NEW ALBANY —
If soap operas existed in 19th century Indiana, Dr. Asahel Clapp could have been a lead character.
Married first to a Scribner daughter and then shortly after her death to his late wife’s aunt, New Albany’s first doctor seemed to have an intriguing past. Renowned as both a physician and a botanist, Clapp traveled around America and met world renowned leaders in his field. Some of them even came to his Southern Indiana home to call on the distinguished Hoosier.
“He became a very famous well-known doctor and a very famous botanist and geologist,” said local historian Anne Caudill. “He was one of those people with a scientific turn of mind who spent his whole life investigating, taking notes and keeping a diary.”
But when you visit his grave at Fairview cemetery, you get the feeling Clapp’s life had plenty of heartache as well. Buried in the Scribner plot, the tombs of several of his young children are near his grave. His first wife died at the age of 17 during childbirth and five of his seven offspring through his second marriage didn’t make it past childhood. Even for a doctor, that’s a lot of death for one man to take.
When Clapp arrived in New Albany in 1817 at the age of 24, the doctor’s future was wide open, his life not yet marred by tragedy, at least as far as we can tell.

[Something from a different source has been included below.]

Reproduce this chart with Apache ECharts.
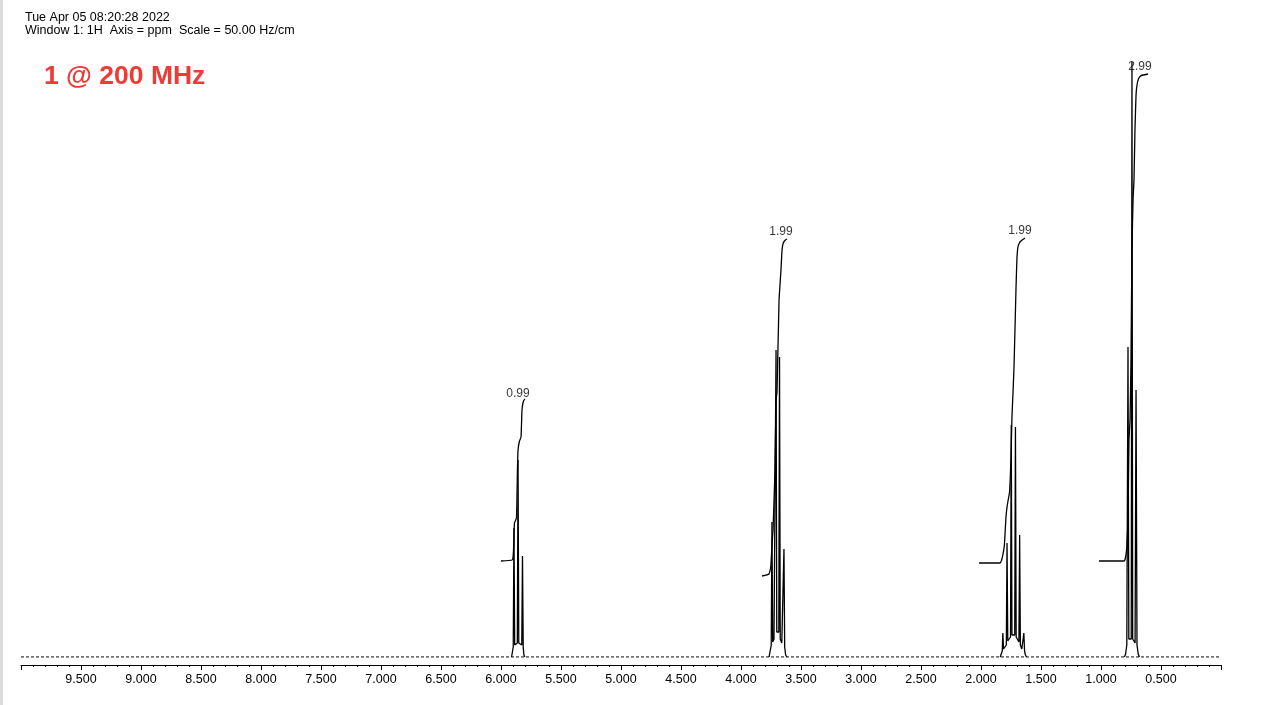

Little is recorded about his early life. Born Oct. 5, 1792, in Massachusetts, his family moved to Vermont where he received medical instruction from a local doctor. Somehow four years after this apprenticeship, he ended up in Southern Indiana at the home of Joel Scribner, one of the founding fathers of New Albany, where he boarded.
Former brother-in-law and business partner Dr. William Augustus Scribner writes of Clapp in his journal. Excerpts of this have been reproduced in the Daughters of the American Revolution’s history of the Scribner House titled “The Scribner House of New Albany: A Bicentennial Commemoration.”